Photometric variability as a proxy for magnetic activity and its dependence on metallicity

TL;DR

This study explores how metallicity influences magnetic activity in low-mass stars, revealing that higher metallicity correlates with increased photometric variability and affects rotation period detection biases.

Contribution

It demonstrates the metallicity dependence of photometric variability and its impact on magnetic activity proxies, extending understanding beyond the Rossby number's role.

Findings

Photometric variability amplitude is parameterized by the Rossby number.

Variability amplitude positively correlates with metallicity.
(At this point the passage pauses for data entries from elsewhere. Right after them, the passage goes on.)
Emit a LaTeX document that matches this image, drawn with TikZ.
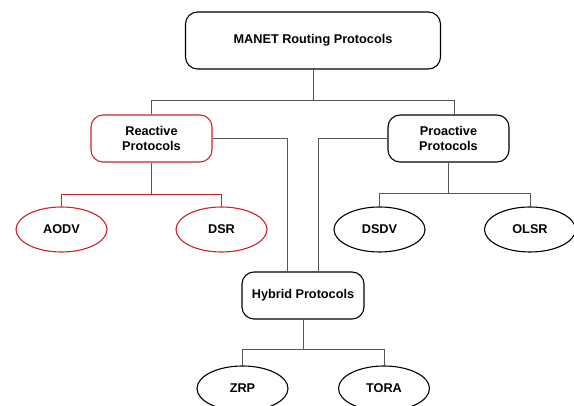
\documentclass[tikz,border=0pt]{standalone}
\usepackage{fontspec}
\setmainfont{Liberation Sans}
\usetikzlibrary{shapes.geometric}
\definecolor{myred}{RGB}{204,34,40}
\definecolor{linkgray}{RGB}{85,85,85}
\begin{document}
\begin{tikzpicture}[x=1pt,y=-1pt,
  txt/.style={font=\fontsize{12.7}{15.5}\selectfont\bfseries, align=center, inner sep=0pt},
  box/.style={txt, draw=black, line width=1.1pt, rounded corners=12pt},
  leaf/.style={txt, ellipse, draw=black, line width=1.1pt, minimum width=91pt, minimum height=45pt},
  link/.style={draw=linkgray, line width=0.9pt},
  redlink/.style={draw=myred, line width=0.9pt}]
\useasboundingbox (0,0) rectangle (574,406);
\node[box, minimum width=255pt, minimum height=57pt] (root) at (313,40.5) {MANET Routing Protocols};
\node[box, draw=myred, minimum width=121pt, minimum height=47pt] (react) at (151.5,138.5) {Reactive\\Protocols};
\node[box, minimum width=121pt, minimum height=47pt] (pro) at (448.5,138.5) {Proactive\\Protocols};
\node[box, minimum width=122pt, minimum height=47pt] (hyb) at (303,295.5) {Hybrid Protocols};
\node[leaf, draw=myred] (aodv) at (61.5,229.5) {AODV};
\node[leaf, draw=myred] (dsr) at (221.5,229.5) {DSR};
\node[leaf] (dsdv) at (379.5,229.5) {DSDV};
\node[leaf] (olsr) at (530,229.5) {OLSR};
\node[leaf] (zrp) at (242.5,388.5) {ZRP};
\node[leaf] (tora) at (384,388.5) {TORA};
% root split
\coordinate (j1) at (313,100);
\draw[link] (root.south) -- (j1);
\draw[link] (react.north) |- ([xshift=5.5pt]pro.north |- j1) -- ([xshift=5.5pt]pro.north);
% to hybrid
\draw[link] (react.east) -| ([xshift=-16pt]hyb.north);
\draw[link] (pro.west) -| ([xshift=15pt]hyb.north);
% reactive children
\draw[redlink] (react.south) -- ++(0,32) coordinate (rj);
\draw[redlink] (aodv.north) |- (rj) -| (dsr.north);
% proactive children
\draw[link] (pro.south) -- ++(0,31) coordinate (pj);
\draw[link] (dsdv.north) |- (pj) -| (olsr.north);
% hybrid children
\draw[link] (hyb.south) -- ++(0,30) coordinate (hj);
\draw[link] (zrp.north) |- (hj) -| (tora.north);
\end{tikzpicture}
\end{document}
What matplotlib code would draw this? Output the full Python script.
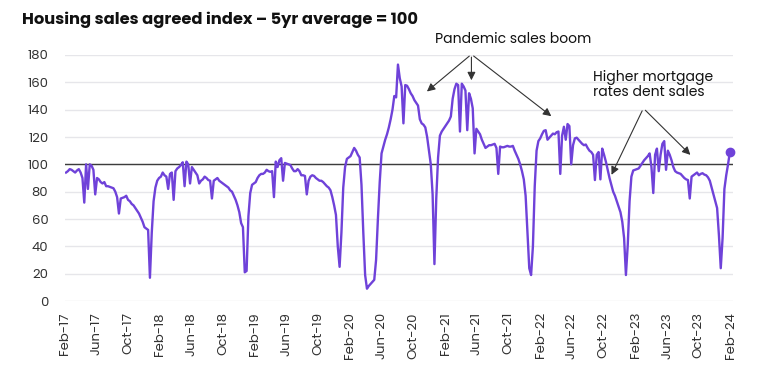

Metal-rich stars have more easily detectable rotation periods.

Abstract

Understanding how the magnetic activity of low-mass stars depends on their fundamental parameters is an important goal of stellar astrophysics. Previous studies show that activity levels are largely determined by the stellar Rossby number which is defined as the rotation period divided by the convective turnover time. However, we currently have little information on the role that chemical composition plays. In this work, we investigate how metallicity affects magnetic activity using photometric variability as an activity proxy. Similarly to other proxies, we demonstrate that the amplitude of photometric variability is well parameterised by the Rossby number, although in a more complex way. We also show that variability amplitude and metallicity are generally positively correlated. This trend can be understood in terms of the effect that metallicity has on stellar structure and, hence, the convective turnover time (or, equivalently, the Rossby number). Lastly, we demonstrate that the metallicity dependence of photometric variability results in a rotation period detection bias whereby the periods of metal-rich stars are more easily recovered for stars of a given mass.